In the age of auto correct and the backspace button, we may find it hard to believe that there can be misprints in Shakespearian folios. But these errors, along with the stories of the past owners, only add to the intriguing history of these rare and precious books.
On the first day of my placement as a Library intern, we discussed how interesting, not to mention rare, it is to find a folio of Shakespeare's collected works which has been owned by a woman at any point in its history. You can, therefore, imagine how thrilled I was to be studying a folio which has been owned by not one, but two women throughout its existence.
The so-called 'Faucit Folio', a second folio published in 1632 named after one of its owners, Helena Faucit, has a unique provenance to it. Throughout the 17th and 18th centuries, the Faucit Folio was kept in the vast library at Condover Hall, as it was passed down from family members.
Marginalia has given us the information we know about the first owner of this folio; Letitia Owen. Her signature has survived conservation and sits in a top margin. This folio contains a few other pieces of marginalia which are definitely of interest to studying not just the provenance of this specific piece of history, but the history of Shakespearian folios altogether.
Within the print of 'Richard III', lies evidence of an interesting piece of folio trivia. You can see here that someone, possibly Letitia herself or maybe one of her descendants who inherited the folio after her passing has rewritten some of the prose in a slightly different way.
When I first saw this, I thought perhaps it was Helena Faucit, an actress who was an owner of the folio, rehearsing her lines using this text, in preparation for her role in Richard III in the 1830s. However, upon closer analysis of the handwriting, we concluded that this was not the case. In my research, I learned of a misprint in the second and third folios in the 17th-century, which explains this piece of marginalia.
There are stage directions in Richard III which read as:
Go thou to Richmond, and good fortune guide thee.
(to ANNE) Go thou to Richard, and good angels tend thee.
(to QUEEN ELIZABETH)
Go thou to sanctuary, and good thoughts possess thee.'
Richard III, Act 4, Scene 1
However, due to misleading marginalia in a first folio, printers thought the stage directions were part of the speech, hence why they read as such in this folio. This misprint was replicated in the third folio, yet later corrected in the fourth. Therefore, perhaps whoever wrote this inscription was doing so based on their knowledge of Richard III, and was correcting the published print to include the stage directions. Shakespeare lovers everywhere should take comfort in the knowledge that 'truth is truth', even if it means writing in the margins of a folio!
When studying folios, with them being such valuable and rare pieces of literature and history, it is always interesting to learn how they came to be in our collection. The story of our accession of the Faucit folio is a particularly sweet one to tell.
In 1899, Sir Theodore Martin donated the folio to the library. In this letter dated 10th January 1899 from Martin to Mr Savage, the Trust's librarian at the time, he writes that he has sent the folio by post. I can't quite imagine sending such a valuable piece of history by post nowadays, but at least it was registered!

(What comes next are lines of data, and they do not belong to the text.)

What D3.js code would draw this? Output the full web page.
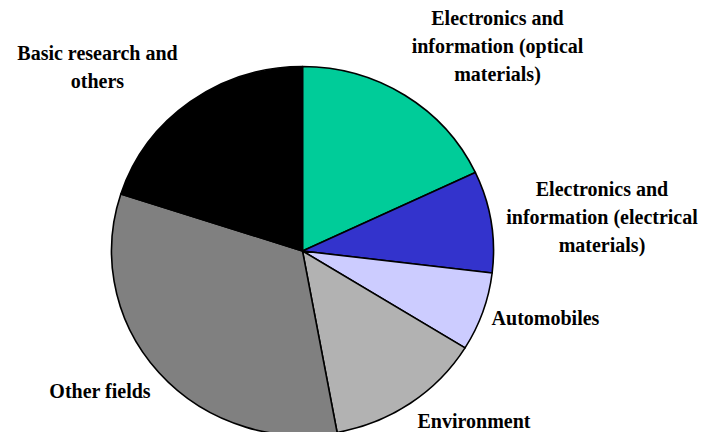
<!DOCTYPE html>
<html>
<head>
<meta charset="utf-8">
<script src="https://cdn.jsdelivr.net/npm/d3@7"></script>
<style>
  body { margin: 0; background: #fff; }
  svg { display: block; }
</style>
</head>
<body>
<svg id="chart" width="703" height="432"></svg>
<script>
const categories = [
  "Electronics and information (optical materials)",
  "Electronics and information (electrical materials)",
  "Automobiles",
  "Environment",
  "Other fields",
  "Basic research and others"
];
const values = [18.0, 8.9, 6.9, 13.3, 32.9, 20.0];
const colors = ["#00CC99", "#3333CC", "#CCCCFF", "#B2B2B2", "#808080", "#000000"];
const labelLines = [
  ["Electronics and", "information (optical", "materials)"],
  ["Electronics and", "information (electrical", "materials)"],
  ["Automobiles"],
  ["Environment"],
  ["Other fields"],
  ["Basic research and", "others"]
];

const W = 703, H = 432;
const cx = 302.5, cy = 251, rx = 191, ry = 184.5;
const labelPos = [
  [497.5, 25], [602, 196], [545.5, 325], [474, 428], [100, 398], [97.5, 60]
];
const lineH = 28;
const FONT = "Liberation Serif, DejaVu Serif Condensed, DejaVu Serif, serif";

const svg = d3.select("#chart");
const data = categories.map((c, i) => ({ name: c, value: values[i], color: colors[i], lines: labelLines[i], pos: labelPos[i] }));

const pie = d3.pie().value(d => d.value).sort(null).startAngle(0).endAngle(2 * Math.PI);
const arc = d3.arc().innerRadius(0).outerRadius(rx);

const g = svg.append("g").attr("transform", `translate(${cx},${cy}) scale(1,${ry / rx})`);
g.selectAll("path")
  .data(pie(data))
  .join("path")
  .attr("d", arc)
  .attr("fill", d => d.data.color)
  .attr("stroke", "#000")
  .attr("stroke-width", 1.6)
  .attr("stroke-linejoin", "round")
  .attr("vector-effect", "non-scaling-stroke");

const lab = svg.append("g")
  .attr("font-family", FONT)
  .attr("font-weight", "bold")
  .attr("font-size", 20)
  .attr("fill", "#000");
data.forEach(d => {
  const t = lab.append("text")
    .attr("text-anchor", "middle")
    .attr("x", d.pos[0])
    .attr("y", d.pos[1]);
  d.lines.forEach((ln, j) => {
    t.append("tspan").attr("x", d.pos[0]).attr("y", d.pos[1] + j * lineH).text(ln);
  });
});
</script>
</body>
</html>
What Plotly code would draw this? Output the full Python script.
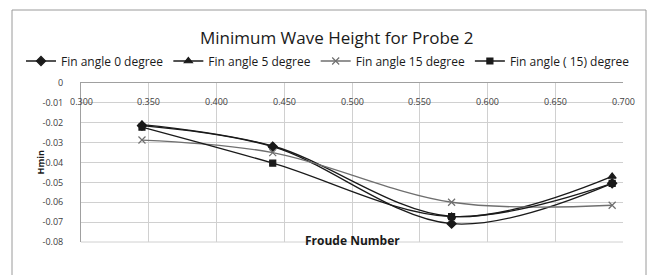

This donation, whilst incredibly generous, does beg the question, why would someone donate such a valuable item? When we continue to read the letter shown above, the answer to this question begins to become clearer. Martin also writes that; 'It [the folio] happily has the writing of Lady Martin upon it, which adds to the interest of the volume'.
Lady Martin, otherwise known as Helena Faucit, was a renowned 19th-century Shakespearian actress. She was also an owner of this folio after her close friend Reginald Cholmondeley, a descendant of Letitia Owen, gifted it to her.
Faucit was accidentally discovered as an actress in 1826 after being overheard acting out the Romeo and Juliet balcony scene with her sister, and became hugely successful. Faucit was a huge fan of Shakespeare's works, but what is interesting about her is that she took an almost modern approach to prepare for her roles. Faucit got in between the lines when it came to studying Shakespeare's female characters, and even published her work On Some of Shakespeare's Female Characters in 1888, after she had been expressing her thoughts on the women she portrayed to her friends.
She did not consider herself a critic or Shakespearian scholar, just simply someone who had 'thought their thoughts and spoken their words'. However, having read some of these thoughts, it very much appears as though Faucit wants to look at these women outside of the remits of their characters on stage. She seems to have employed the technique of method acting in her preparation for taking to the 19th-century Shakespearian stage, including the opening of the Shakespeare Memorial Theatre in 1879.
Faucit and Martin were both very closely associated with Shakespeare and his legacy, with Martin sitting on the board of Vice-Presidents for the tercentenary celebrations in 1866. Thus, it becomes more understandable as to why he donated the folio to the Trust upon Faucit's death. Historian Carol Jones Carlyle said that Martin was particularly eager to keep his wife's memory 'alive and forever associated with Shakespeare', so his donation of the folio on her behalf was his way of ensuring this was the case.